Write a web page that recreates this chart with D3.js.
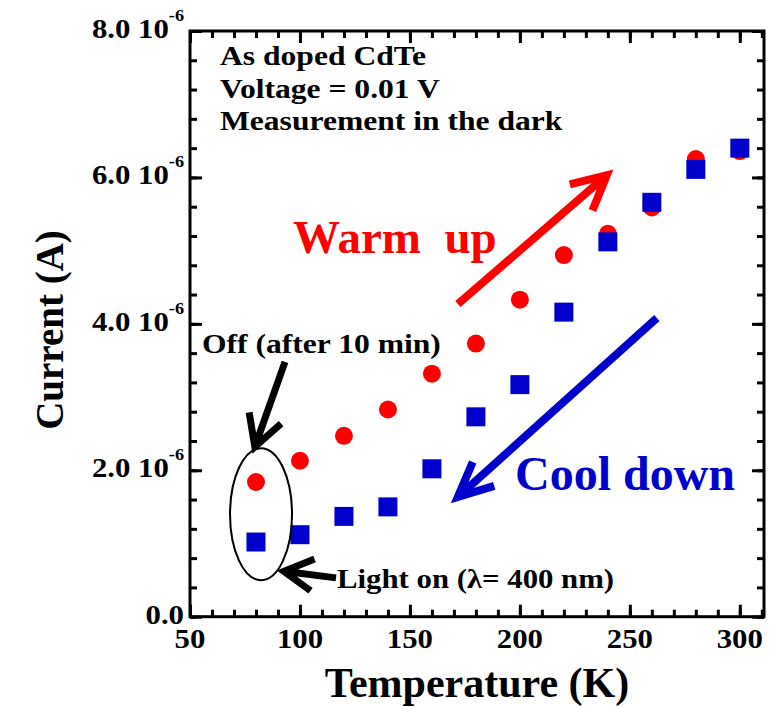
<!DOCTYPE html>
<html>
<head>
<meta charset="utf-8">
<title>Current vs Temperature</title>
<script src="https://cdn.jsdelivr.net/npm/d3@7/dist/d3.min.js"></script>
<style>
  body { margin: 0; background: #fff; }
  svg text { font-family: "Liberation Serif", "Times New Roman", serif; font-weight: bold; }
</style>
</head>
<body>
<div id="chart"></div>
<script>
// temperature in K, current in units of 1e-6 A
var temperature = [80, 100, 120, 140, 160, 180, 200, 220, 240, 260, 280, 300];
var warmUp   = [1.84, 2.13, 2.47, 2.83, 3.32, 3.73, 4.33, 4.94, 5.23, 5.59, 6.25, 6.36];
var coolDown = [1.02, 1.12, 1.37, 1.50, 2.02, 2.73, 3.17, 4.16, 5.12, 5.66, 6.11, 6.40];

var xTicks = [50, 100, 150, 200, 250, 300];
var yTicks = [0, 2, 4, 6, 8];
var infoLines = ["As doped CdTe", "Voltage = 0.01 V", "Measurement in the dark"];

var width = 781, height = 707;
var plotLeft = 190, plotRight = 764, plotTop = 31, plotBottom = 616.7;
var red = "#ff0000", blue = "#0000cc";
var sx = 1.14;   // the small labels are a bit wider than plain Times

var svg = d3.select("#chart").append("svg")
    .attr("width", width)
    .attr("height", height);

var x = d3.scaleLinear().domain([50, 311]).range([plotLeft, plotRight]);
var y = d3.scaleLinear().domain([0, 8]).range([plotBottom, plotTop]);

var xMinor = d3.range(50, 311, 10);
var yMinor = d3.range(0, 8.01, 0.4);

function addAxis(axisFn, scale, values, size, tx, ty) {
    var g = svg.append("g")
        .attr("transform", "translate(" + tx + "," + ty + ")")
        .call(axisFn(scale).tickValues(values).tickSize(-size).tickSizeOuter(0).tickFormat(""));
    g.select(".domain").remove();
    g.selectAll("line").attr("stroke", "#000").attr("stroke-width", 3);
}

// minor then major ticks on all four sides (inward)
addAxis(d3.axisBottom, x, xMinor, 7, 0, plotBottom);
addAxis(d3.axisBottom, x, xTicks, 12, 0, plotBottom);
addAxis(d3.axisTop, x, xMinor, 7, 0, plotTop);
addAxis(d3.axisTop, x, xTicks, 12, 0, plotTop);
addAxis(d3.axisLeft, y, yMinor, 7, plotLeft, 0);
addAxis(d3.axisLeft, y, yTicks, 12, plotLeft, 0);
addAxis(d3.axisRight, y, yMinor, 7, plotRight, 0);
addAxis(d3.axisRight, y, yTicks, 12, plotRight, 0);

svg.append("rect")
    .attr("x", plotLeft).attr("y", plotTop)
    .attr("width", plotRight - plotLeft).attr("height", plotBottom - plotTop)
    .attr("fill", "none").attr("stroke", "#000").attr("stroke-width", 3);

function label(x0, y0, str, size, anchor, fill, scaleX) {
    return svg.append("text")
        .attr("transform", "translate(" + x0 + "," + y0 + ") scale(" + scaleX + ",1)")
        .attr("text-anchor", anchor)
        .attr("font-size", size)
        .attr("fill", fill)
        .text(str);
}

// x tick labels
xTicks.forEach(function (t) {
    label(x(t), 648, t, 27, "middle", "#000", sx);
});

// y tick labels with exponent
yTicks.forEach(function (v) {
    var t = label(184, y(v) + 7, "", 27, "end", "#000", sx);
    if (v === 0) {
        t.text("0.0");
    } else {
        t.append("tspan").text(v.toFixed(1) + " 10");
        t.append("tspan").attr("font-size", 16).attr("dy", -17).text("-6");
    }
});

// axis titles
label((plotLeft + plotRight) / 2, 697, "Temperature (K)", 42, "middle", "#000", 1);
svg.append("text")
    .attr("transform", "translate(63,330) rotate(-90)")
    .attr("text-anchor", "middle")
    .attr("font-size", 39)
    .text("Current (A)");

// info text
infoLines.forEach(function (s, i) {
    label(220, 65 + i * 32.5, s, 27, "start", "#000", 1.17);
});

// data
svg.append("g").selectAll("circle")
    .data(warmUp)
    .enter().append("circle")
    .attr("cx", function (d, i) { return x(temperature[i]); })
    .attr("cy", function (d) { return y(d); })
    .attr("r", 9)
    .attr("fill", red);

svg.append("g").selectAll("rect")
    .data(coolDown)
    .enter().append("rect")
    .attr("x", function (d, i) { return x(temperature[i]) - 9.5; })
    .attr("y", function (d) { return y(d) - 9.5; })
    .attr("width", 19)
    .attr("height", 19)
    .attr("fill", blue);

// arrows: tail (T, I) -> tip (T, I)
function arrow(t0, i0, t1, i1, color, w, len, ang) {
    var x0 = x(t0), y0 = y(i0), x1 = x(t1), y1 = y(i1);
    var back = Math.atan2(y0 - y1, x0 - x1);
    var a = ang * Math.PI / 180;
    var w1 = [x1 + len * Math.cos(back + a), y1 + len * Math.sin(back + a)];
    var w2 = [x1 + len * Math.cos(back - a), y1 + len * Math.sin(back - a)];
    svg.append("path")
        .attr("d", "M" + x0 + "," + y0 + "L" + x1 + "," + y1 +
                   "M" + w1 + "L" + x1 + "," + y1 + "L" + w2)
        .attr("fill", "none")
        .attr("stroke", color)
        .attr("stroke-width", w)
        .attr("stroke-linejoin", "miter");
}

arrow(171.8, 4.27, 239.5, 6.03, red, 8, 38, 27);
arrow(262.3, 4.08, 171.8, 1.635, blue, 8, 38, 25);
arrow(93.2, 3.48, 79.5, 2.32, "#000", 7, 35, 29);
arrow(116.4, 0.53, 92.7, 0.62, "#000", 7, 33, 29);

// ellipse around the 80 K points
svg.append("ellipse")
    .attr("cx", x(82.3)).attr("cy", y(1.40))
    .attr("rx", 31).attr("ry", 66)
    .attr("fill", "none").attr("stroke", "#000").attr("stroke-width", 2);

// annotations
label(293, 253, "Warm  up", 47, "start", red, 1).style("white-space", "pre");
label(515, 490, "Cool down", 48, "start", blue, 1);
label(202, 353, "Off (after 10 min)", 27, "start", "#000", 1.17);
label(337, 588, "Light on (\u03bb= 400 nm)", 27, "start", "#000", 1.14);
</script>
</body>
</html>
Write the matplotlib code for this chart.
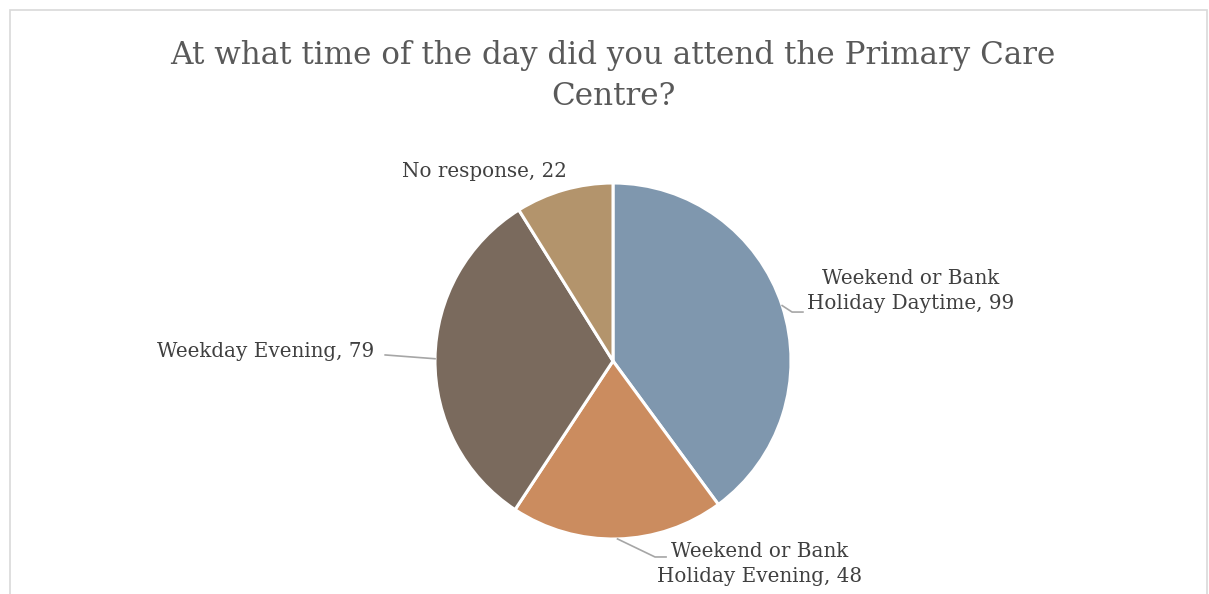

### Set task
Pictures are excluded; repeat every record exactly.

### Written answer
Write a web page that recreates this chart with D3.js.
<!DOCTYPE html>
<html>
<head>
<meta charset="utf-8">
<title>Current vs Temperature</title>
<script src="https://cdn.jsdelivr.net/npm/d3@7/dist/d3.min.js"></script>
<style>
  body { margin: 0; background: #fff; }
  svg text { font-family: "Liberation Serif", "Times New Roman", serif; font-weight: bold; }
</style>
</head>
<body>
<div id="chart"></div>
<script>
// temperature in K, current in units of 1e-6 A
var temperature = [80, 100, 120, 140, 160, 180, 200, 220, 240, 260, 280, 300];
var warmUp   = [1.84, 2.13, 2.47, 2.83, 3.32, 3.73, 4.33, 4.94, 5.23, 5.59, 6.25, 6.36];
var coolDown = [1.02, 1.12, 1.37, 1.50, 2.02, 2.73, 3.17, 4.16, 5.12, 5.66, 6.11, 6.40];

var xTicks = [50, 100, 150, 200, 250, 300];
var yTicks = [0, 2, 4, 6, 8];
var infoLines = ["As doped CdTe", "Voltage = 0.01 V", "Measurement in the dark"];

var width = 781, height = 707;
var plotLeft = 190, plotRight = 764, plotTop = 31, plotBottom = 616.7;
var red = "#ff0000", blue = "#0000cc";
var sx = 1.14;   // the small labels are a bit wider than plain Times

var svg = d3.select("#chart").append("svg")
    .attr("width", width)
    .attr("height", height);

var x = d3.scaleLinear().domain([50, 311]).range([plotLeft, plotRight]);
var y = d3.scaleLinear().domain([0, 8]).range([plotBottom, plotTop]);

var xMinor = d3.range(50, 311, 10);
var yMinor = d3.range(0, 8.01, 0.4);

function addAxis(axisFn, scale, values, size, tx, ty) {
    var g = svg.append("g")
        .attr("transform", "translate(" + tx + "," + ty + ")")
        .call(axisFn(scale).tickValues(values).tickSize(-size).tickSizeOuter(0).tickFormat(""));
    g.select(".domain").remove();
    g.selectAll("line").attr("stroke", "#000").attr("stroke-width", 3);
}

// minor then major ticks on all four sides (inward)
addAxis(d3.axisBottom, x, xMinor, 7, 0, plotBottom);
addAxis(d3.axisBottom, x, xTicks, 12, 0, plotBottom);
addAxis(d3.axisTop, x, xMinor, 7, 0, plotTop);
addAxis(d3.axisTop, x, xTicks, 12, 0, plotTop);
addAxis(d3.axisLeft, y, yMinor, 7, plotLeft, 0);
addAxis(d3.axisLeft, y, yTicks, 12, plotLeft, 0);
addAxis(d3.axisRight, y, yMinor, 7, plotRight, 0);
addAxis(d3.axisRight, y, yTicks, 12, plotRight, 0);

svg.append("rect")
    .attr("x", plotLeft).attr("y", plotTop)
    .attr("width", plotRight - plotLeft).attr("height", plotBottom - plotTop)
    .attr("fill", "none").attr("stroke", "#000").attr("stroke-width", 3);

function label(x0, y0, str, size, anchor, fill, scaleX) {
    return svg.append("text")
        .attr("transform", "translate(" + x0 + "," + y0 + ") scale(" + scaleX + ",1)")
        .attr("text-anchor", anchor)
        .attr("font-size", size)
        .attr("fill", fill)
        .text(str);
}

// x tick labels
xTicks.forEach(function (t) {
    label(x(t), 648, t, 27, "middle", "#000", sx);
});

// y tick labels with exponent
yTicks.forEach(function (v) {
    var t = label(184, y(v) + 7, "", 27, "end", "#000", sx);
    if (v === 0) {
        t.text("0.0");
    } else {
        t.append("tspan").text(v.toFixed(1) + " 10");
        t.append("tspan").attr("font-size", 16).attr("dy", -17).text("-6");
    }
});

// axis titles
label((plotLeft + plotRight) / 2, 697, "Temperature (K)", 42, "middle", "#000", 1);
svg.append("text")
    .attr("transform", "translate(63,330) rotate(-90)")
    .attr("text-anchor", "middle")
    .attr("font-size", 39)
    .text("Current (A)");

// info text
infoLines.forEach(function (s, i) {
    label(220, 65 + i * 32.5, s, 27, "start", "#000", 1.17);
});

// data
svg.append("g").selectAll("circle")
    .data(warmUp)
    .enter().append("circle")
    .attr("cx", function (d, i) { return x(temperature[i]); })
    .attr("cy", function (d) { return y(d); })
    .attr("r", 9)
    .attr("fill", red);

svg.append("g").selectAll("rect")
    .data(coolDown)
    .enter().append("rect")
    .attr("x", function (d, i) { return x(temperature[i]) - 9.5; })
    .attr("y", function (d) { return y(d) - 9.5; })
    .attr("width", 19)
    .attr("height", 19)
    .attr("fill", blue);

// arrows: tail (T, I) -> tip (T, I)
function arrow(t0, i0, t1, i1, color, w, len, ang) {
    var x0 = x(t0), y0 = y(i0), x1 = x(t1), y1 = y(i1);
    var back = Math.atan2(y0 - y1, x0 - x1);
    var a = ang * Math.PI / 180;
    var w1 = [x1 + len * Math.cos(back + a), y1 + len * Math.sin(back + a)];
    var w2 = [x1 + len * Math.cos(back - a), y1 + len * Math.sin(back - a)];
    svg.append("path")
        .attr("d", "M" + x0 + "," + y0 + "L" + x1 + "," + y1 +
                   "M" + w1 + "L" + x1 + "," + y1 + "L" + w2)
        .attr("fill", "none")
        .attr("stroke", color)
        .attr("stroke-width", w)
        .attr("stroke-linejoin", "miter");
}

arrow(171.8, 4.27, 239.5, 6.03, red, 8, 38, 27);
arrow(262.3, 4.08, 171.8, 1.635, blue, 8, 38, 25);
arrow(93.2, 3.48, 79.5, 2.32, "#000", 7, 35, 29);
arrow(116.4, 0.53, 92.7, 0.62, "#000", 7, 33, 29);

// ellipse around the 80 K points
svg.append("ellipse")
    .attr("cx", x(82.3)).attr("cy", y(1.40))
    .attr("rx", 31).attr("ry", 66)
    .attr("fill", "none").attr("stroke", "#000").attr("stroke-width", 2);

// annotations
label(293, 253, "Warm  up", 47, "start", red, 1).style("white-space", "pre");
label(515, 490, "Cool down", 48, "start", blue, 1);
label(202, 353, "Off (after 10 min)", 27, "start", "#000", 1.17);
label(337, 588, "Light on (\u03bb= 400 nm)", 27, "start", "#000", 1.14);
</script>
</body>
</html>
Write the matplotlib code for this chart.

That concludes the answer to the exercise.